A secure code review tells you what is wrong inside the code; a penetration test proves what an attacker can reach from outside it. Pairing this review with a web application or mobile application penetration test gives you both directions at once — inside-out and outside-in — and findings from each side sharpen the other.
Last reviewed: 11 Jul 2026
Book a scoping callFrequently asked questions
How is a secure code review different from a penetration test?
A black-box penetration test only sees what the running application exposes — it works outside-in. A secure code review reads the source code itself: it is white-box by definition, so every branch, dependency, and trust decision is on the table, whether or not an attacker could easily trigger it from outside today. The two answer different questions and are strongest together — the overlap between inside-out and outside-in is where confidence actually comes from.

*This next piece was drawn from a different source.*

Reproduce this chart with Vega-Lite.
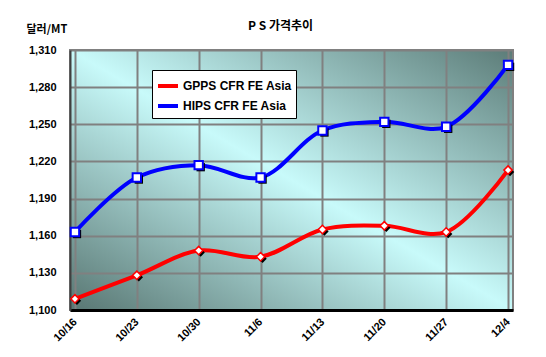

Isn't a SAST scan enough on its own?
No. Static analysis is excellent at breadth and terrible at judgement. Unreviewed, it produces false positives (flagging data flows it cannot see are validated, training developers to ignore the report) and, worse, false negatives — it matches patterns, so it will not notice an endpoint that checks whether a user is logged in but never which user owns the record. Our manual analysis corrects both: cutting noise to confirmed issues and adding back the logic flaws automation structurally cannot find.
What do you deliver for each finding?
For every confirmed vulnerability we show exactly where it lives — file, function, and line — and how to fix it, written for the language and framework you actually use. A remediation that says 'sanitise input' helps nobody; one that names the specific API in your framework that does it correctly gets fixed in the next sprint.
Which standards do you report against?
Findings are classified against the frameworks your developers and auditors already work with: OWASP ASVS (the requirement set we verify code against), the OWASP Top 10 (the risk categories your backlog is likely organised around), and CWE (the common weakness taxonomy, for a precise, vendor-neutral classification on every finding).